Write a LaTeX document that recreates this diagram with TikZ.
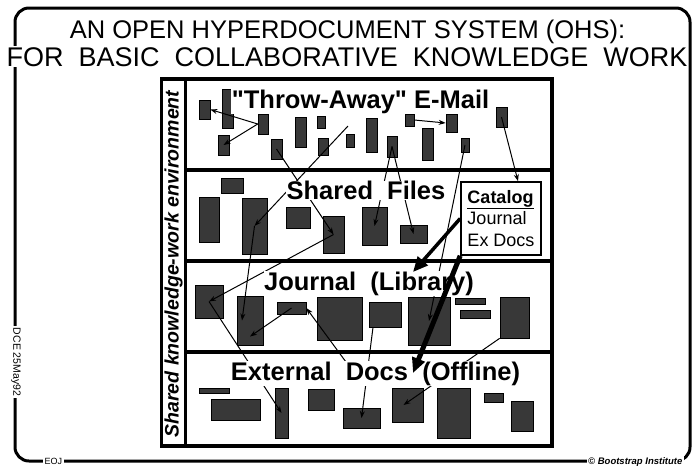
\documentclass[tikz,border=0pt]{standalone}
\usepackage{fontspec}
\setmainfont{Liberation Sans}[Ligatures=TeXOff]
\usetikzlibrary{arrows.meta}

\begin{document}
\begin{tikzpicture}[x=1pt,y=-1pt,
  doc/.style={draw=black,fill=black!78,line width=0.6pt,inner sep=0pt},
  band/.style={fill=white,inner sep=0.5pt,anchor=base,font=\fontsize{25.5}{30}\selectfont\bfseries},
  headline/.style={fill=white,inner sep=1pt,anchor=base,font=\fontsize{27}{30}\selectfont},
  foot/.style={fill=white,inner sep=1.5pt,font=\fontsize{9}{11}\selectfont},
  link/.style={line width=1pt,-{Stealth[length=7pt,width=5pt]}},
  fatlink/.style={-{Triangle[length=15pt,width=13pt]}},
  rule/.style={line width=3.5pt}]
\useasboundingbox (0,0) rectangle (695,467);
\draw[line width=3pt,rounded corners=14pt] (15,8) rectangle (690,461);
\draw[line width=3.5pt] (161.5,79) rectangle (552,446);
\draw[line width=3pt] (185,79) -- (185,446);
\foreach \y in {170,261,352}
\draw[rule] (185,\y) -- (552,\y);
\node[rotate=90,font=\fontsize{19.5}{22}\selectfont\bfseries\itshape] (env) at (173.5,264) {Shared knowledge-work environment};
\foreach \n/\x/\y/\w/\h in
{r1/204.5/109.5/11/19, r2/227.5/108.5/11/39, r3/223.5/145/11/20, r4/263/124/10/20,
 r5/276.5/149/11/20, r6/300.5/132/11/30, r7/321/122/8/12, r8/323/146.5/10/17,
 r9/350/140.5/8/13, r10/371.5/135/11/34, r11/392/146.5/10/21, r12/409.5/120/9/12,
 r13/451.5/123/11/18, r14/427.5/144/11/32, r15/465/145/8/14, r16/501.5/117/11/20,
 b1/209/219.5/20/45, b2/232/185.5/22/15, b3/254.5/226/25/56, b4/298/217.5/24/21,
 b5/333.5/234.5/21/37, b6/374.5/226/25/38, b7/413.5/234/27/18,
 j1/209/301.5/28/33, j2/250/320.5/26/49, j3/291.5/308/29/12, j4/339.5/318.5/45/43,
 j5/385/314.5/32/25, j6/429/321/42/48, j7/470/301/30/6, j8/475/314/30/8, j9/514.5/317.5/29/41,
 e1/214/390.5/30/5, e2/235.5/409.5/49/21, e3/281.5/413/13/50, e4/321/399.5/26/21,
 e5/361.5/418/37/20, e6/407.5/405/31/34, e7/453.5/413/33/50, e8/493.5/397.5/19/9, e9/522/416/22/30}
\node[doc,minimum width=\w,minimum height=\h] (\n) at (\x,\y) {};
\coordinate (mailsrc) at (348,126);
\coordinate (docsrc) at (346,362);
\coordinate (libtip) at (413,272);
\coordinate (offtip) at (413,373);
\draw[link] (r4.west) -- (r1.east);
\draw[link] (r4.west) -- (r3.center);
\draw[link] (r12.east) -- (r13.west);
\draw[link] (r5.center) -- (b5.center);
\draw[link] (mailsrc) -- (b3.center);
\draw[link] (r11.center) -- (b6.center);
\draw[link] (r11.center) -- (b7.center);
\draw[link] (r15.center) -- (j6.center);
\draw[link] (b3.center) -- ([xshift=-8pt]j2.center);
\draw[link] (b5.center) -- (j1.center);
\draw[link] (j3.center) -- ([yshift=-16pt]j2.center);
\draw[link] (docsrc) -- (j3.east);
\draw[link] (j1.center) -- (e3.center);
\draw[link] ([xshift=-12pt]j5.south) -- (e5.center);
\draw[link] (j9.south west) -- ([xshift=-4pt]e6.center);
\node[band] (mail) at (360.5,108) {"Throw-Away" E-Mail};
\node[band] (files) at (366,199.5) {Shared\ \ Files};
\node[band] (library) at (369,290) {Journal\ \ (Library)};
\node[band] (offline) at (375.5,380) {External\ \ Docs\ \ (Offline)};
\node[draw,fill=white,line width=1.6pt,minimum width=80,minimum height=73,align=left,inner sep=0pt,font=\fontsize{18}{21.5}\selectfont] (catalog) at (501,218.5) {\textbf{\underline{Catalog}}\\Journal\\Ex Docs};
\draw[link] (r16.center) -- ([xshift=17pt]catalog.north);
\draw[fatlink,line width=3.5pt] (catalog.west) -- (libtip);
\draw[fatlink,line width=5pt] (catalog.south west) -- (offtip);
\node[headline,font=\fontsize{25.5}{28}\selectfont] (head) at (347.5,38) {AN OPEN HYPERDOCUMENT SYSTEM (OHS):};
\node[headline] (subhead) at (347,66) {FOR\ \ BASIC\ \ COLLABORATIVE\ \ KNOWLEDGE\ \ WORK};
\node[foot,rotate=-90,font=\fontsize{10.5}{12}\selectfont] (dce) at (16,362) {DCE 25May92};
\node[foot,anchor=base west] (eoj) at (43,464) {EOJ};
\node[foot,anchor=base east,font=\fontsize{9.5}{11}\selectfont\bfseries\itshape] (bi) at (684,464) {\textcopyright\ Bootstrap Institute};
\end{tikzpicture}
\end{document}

PROBLEM REQUIREMENTS: Omit the pictures and give the material again, exactly and in full.

ANSWER BELOW:
Write a LaTeX document that recreates this diagram with TikZ.
\documentclass[tikz,border=0pt]{standalone}
\usepackage{fontspec}
\setmainfont{Liberation Sans}[Ligatures=TeXOff]
\usetikzlibrary{arrows.meta}

\begin{document}
\begin{tikzpicture}[x=1pt,y=-1pt,
  doc/.style={draw=black,fill=black!78,line width=0.6pt,inner sep=0pt},
  band/.style={fill=white,inner sep=0.5pt,anchor=base,font=\fontsize{25.5}{30}\selectfont\bfseries},
  headline/.style={fill=white,inner sep=1pt,anchor=base,font=\fontsize{27}{30}\selectfont},
  foot/.style={fill=white,inner sep=1.5pt,font=\fontsize{9}{11}\selectfont},
  link/.style={line width=1pt,-{Stealth[length=7pt,width=5pt]}},
  fatlink/.style={-{Triangle[length=15pt,width=13pt]}},
  rule/.style={line width=3.5pt}]
\useasboundingbox (0,0) rectangle (695,467);
\draw[line width=3pt,rounded corners=14pt] (15,8) rectangle (690,461);
\draw[line width=3.5pt] (161.5,79) rectangle (552,446);
\draw[line width=3pt] (185,79) -- (185,446);
\foreach \y in {170,261,352}
\draw[rule] (185,\y) -- (552,\y);
\node[rotate=90,font=\fontsize{19.5}{22}\selectfont\bfseries\itshape] (env) at (173.5,264) {Shared knowledge-work environment};
\foreach \n/\x/\y/\w/\h in
{r1/204.5/109.5/11/19, r2/227.5/108.5/11/39, r3/223.5/145/11/20, r4/263/124/10/20,
 r5/276.5/149/11/20, r6/300.5/132/11/30, r7/321/122/8/12, r8/323/146.5/10/17,
 r9/350/140.5/8/13, r10/371.5/135/11/34, r11/392/146.5/10/21, r12/409.5/120/9/12,
 r13/451.5/123/11/18, r14/427.5/144/11/32, r15/465/145/8/14, r16/501.5/117/11/20,
 b1/209/219.5/20/45, b2/232/185.5/22/15, b3/254.5/226/25/56, b4/298/217.5/24/21,
 b5/333.5/234.5/21/37, b6/374.5/226/25/38, b7/413.5/234/27/18,
 j1/209/301.5/28/33, j2/250/320.5/26/49, j3/291.5/308/29/12, j4/339.5/318.5/45/43,
 j5/385/314.5/32/25, j6/429/321/42/48, j7/470/301/30/6, j8/475/314/30/8, j9/514.5/317.5/29/41,
 e1/214/390.5/30/5, e2/235.5/409.5/49/21, e3/281.5/413/13/50, e4/321/399.5/26/21,
 e5/361.5/418/37/20, e6/407.5/405/31/34, e7/453.5/413/33/50, e8/493.5/397.5/19/9, e9/522/416/22/30}
\node[doc,minimum width=\w,minimum height=\h] (\n) at (\x,\y) {};
\coordinate (mailsrc) at (348,126);
\coordinate (docsrc) at (346,362);
\coordinate (libtip) at (413,272);
\coordinate (offtip) at (413,373);
\draw[link] (r4.west) -- (r1.east);
\draw[link] (r4.west) -- (r3.center);
\draw[link] (r12.east) -- (r13.west);
\draw[link] (r5.center) -- (b5.center);
\draw[link] (mailsrc) -- (b3.center);
\draw[link] (r11.center) -- (b6.center);
\draw[link] (r11.center) -- (b7.center);
\draw[link] (r15.center) -- (j6.center);
\draw[link] (b3.center) -- ([xshift=-8pt]j2.center);
\draw[link] (b5.center) -- (j1.center);
\draw[link] (j3.center) -- ([yshift=-16pt]j2.center);
\draw[link] (docsrc) -- (j3.east);
\draw[link] (j1.center) -- (e3.center);
\draw[link] ([xshift=-12pt]j5.south) -- (e5.center);
\draw[link] (j9.south west) -- ([xshift=-4pt]e6.center);
\node[band] (mail) at (360.5,108) {"Throw-Away" E-Mail};
\node[band] (files) at (366,199.5) {Shared\ \ Files};
\node[band] (library) at (369,290) {Journal\ \ (Library)};
\node[band] (offline) at (375.5,380) {External\ \ Docs\ \ (Offline)};
\node[draw,fill=white,line width=1.6pt,minimum width=80,minimum height=73,align=left,inner sep=0pt,font=\fontsize{18}{21.5}\selectfont] (catalog) at (501,218.5) {\textbf{\underline{Catalog}}\\Journal\\Ex Docs};
\draw[link] (r16.center) -- ([xshift=17pt]catalog.north);
\draw[fatlink,line width=3.5pt] (catalog.west) -- (libtip);
\draw[fatlink,line width=5pt] (catalog.south west) -- (offtip);
\node[headline,font=\fontsize{25.5}{28}\selectfont] (head) at (347.5,38) {AN OPEN HYPERDOCUMENT SYSTEM (OHS):};
\node[headline] (subhead) at (347,66) {FOR\ \ BASIC\ \ COLLABORATIVE\ \ KNOWLEDGE\ \ WORK};
\node[foot,rotate=-90,font=\fontsize{10.5}{12}\selectfont] (dce) at (16,362) {DCE 25May92};
\node[foot,anchor=base west] (eoj) at (43,464) {EOJ};
\node[foot,anchor=base east,font=\fontsize{9.5}{11}\selectfont\bfseries\itshape] (bi) at (684,464) {\textcopyright\ Bootstrap Institute};
\end{tikzpicture}
\end{document}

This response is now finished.